- **Exercise requirements**
Restate each line of the listing exactly, without carrying over any pictures.
-- start Given data --
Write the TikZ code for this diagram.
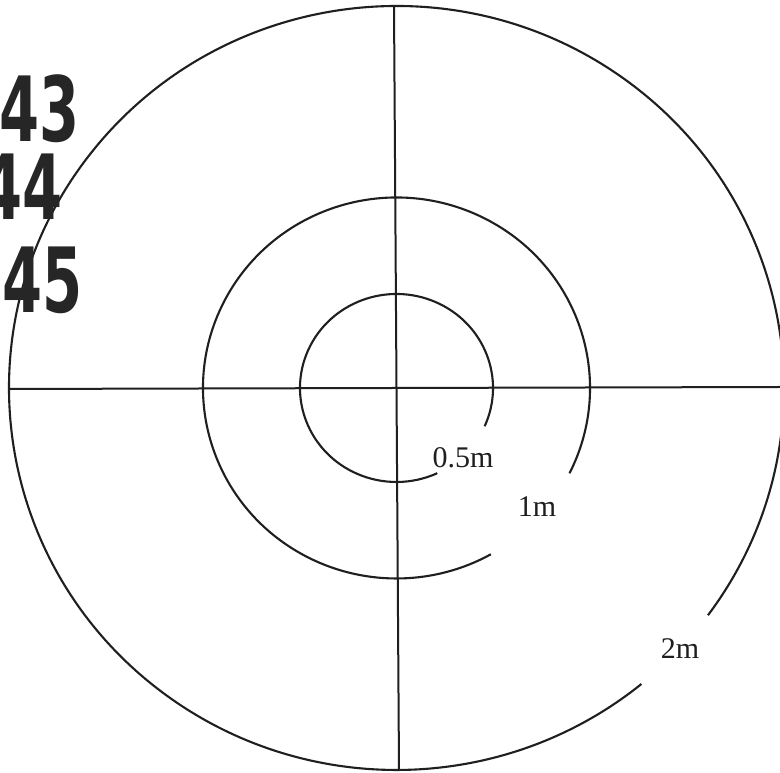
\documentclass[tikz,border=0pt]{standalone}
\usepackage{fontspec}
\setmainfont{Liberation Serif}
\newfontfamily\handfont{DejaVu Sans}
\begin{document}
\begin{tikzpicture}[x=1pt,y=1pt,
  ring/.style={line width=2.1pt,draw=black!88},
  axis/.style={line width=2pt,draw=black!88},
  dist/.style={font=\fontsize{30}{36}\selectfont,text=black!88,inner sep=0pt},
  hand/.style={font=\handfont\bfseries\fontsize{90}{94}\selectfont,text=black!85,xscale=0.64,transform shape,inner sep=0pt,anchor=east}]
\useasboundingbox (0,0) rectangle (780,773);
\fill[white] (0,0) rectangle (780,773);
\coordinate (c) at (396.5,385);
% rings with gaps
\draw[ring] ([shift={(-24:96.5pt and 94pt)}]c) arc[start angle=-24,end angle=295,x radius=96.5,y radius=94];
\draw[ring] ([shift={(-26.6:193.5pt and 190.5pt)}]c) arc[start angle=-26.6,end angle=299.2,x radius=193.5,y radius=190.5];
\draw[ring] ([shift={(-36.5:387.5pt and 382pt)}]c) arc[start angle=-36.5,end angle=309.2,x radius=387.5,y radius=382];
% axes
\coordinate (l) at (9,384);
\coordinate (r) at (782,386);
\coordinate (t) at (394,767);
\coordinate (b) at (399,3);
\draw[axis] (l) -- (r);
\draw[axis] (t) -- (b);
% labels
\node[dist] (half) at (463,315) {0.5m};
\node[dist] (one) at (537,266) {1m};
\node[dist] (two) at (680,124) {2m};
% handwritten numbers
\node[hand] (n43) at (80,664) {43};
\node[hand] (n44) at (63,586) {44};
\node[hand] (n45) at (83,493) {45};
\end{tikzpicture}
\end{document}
-- end Given data --
- **Exercise response**
Write the TikZ code for this diagram.
\documentclass[tikz,border=0pt]{standalone}
\usepackage{fontspec}
\setmainfont{Liberation Serif}
\newfontfamily\handfont{DejaVu Sans}
\begin{document}
\begin{tikzpicture}[x=1pt,y=1pt,
  ring/.style={line width=2.1pt,draw=black!88},
  axis/.style={line width=2pt,draw=black!88},
  dist/.style={font=\fontsize{30}{36}\selectfont,text=black!88,inner sep=0pt},
  hand/.style={font=\handfont\bfseries\fontsize{90}{94}\selectfont,text=black!85,xscale=0.64,transform shape,inner sep=0pt,anchor=east}]
\useasboundingbox (0,0) rectangle (780,773);
\fill[white] (0,0) rectangle (780,773);
\coordinate (c) at (396.5,385);
% rings with gaps
\draw[ring] ([shift={(-24:96.5pt and 94pt)}]c) arc[start angle=-24,end angle=295,x radius=96.5,y radius=94];
\draw[ring] ([shift={(-26.6:193.5pt and 190.5pt)}]c) arc[start angle=-26.6,end angle=299.2,x radius=193.5,y radius=190.5];
\draw[ring] ([shift={(-36.5:387.5pt and 382pt)}]c) arc[start angle=-36.5,end angle=309.2,x radius=387.5,y radius=382];
% axes
\coordinate (l) at (9,384);
\coordinate (r) at (782,386);
\coordinate (t) at (394,767);
\coordinate (b) at (399,3);
\draw[axis] (l) -- (r);
\draw[axis] (t) -- (b);
% labels
\node[dist] (half) at (463,315) {0.5m};
\node[dist] (one) at (537,266) {1m};
\node[dist] (two) at (680,124) {2m};
% handwritten numbers
\node[hand] (n43) at (80,664) {43};
\node[hand] (n44) at (63,586) {44};
\node[hand] (n45) at (83,493) {45};
\end{tikzpicture}
\end{document}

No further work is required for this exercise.